In a message dated 10/12/01 7:54:26 AM Pacific Daylight Time,
brewerj@squared.com writes:
<<
Why do certain yagis used an insulated dipole (TA33) as the driven element,
while
others feed through some sort of matching (gamma, hairpin, etc)?
What are the different mechanical issues that force the use of each?
Thanks!
John
>>
The main reason is to get R's close to 50 for a direct match with coax with
no balun. The coax shield has RF spill over and excites the tower also
vertically polarized which ups sets F/B. To get a reasonable match the
parasitic elements are detuned from max gain and even past best F/B. So you
have a very low gain beam with fair bandwidth at a low cost.
In actuality using a balun on the coax, the TA33 will do a fair job at about
40' only because the vertical pattern is very very broad and almost
completely fills the high angle reflection factors and will do a fair job
stateside even at the lower gain.

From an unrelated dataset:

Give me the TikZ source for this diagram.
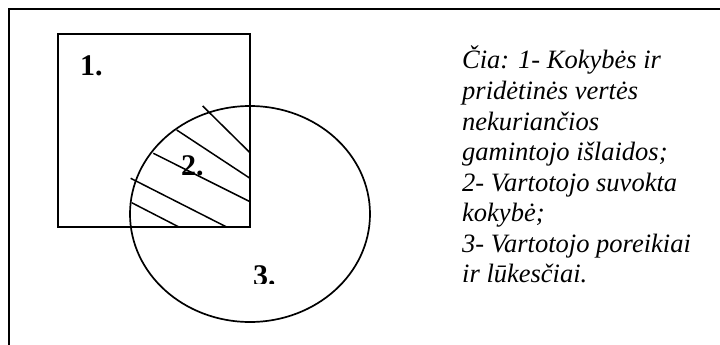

Any TA33 will need a complete overhaul
before installing and that is a job. There is a way to Grid Dip the coils
but you need to know what frequency they need to be resonant and how to do
it. There are no replacement parts as far as I know.
I'd retire it and look at the M2, Raibeam and Antenna Mart Quads. You will
set your Ham Radio back if you install the TA33 again. I've checked out many
of them. Start with a 2 element at 40'. Small rotators can be used and
light towers. It's a great investment and all joints will be new and clean.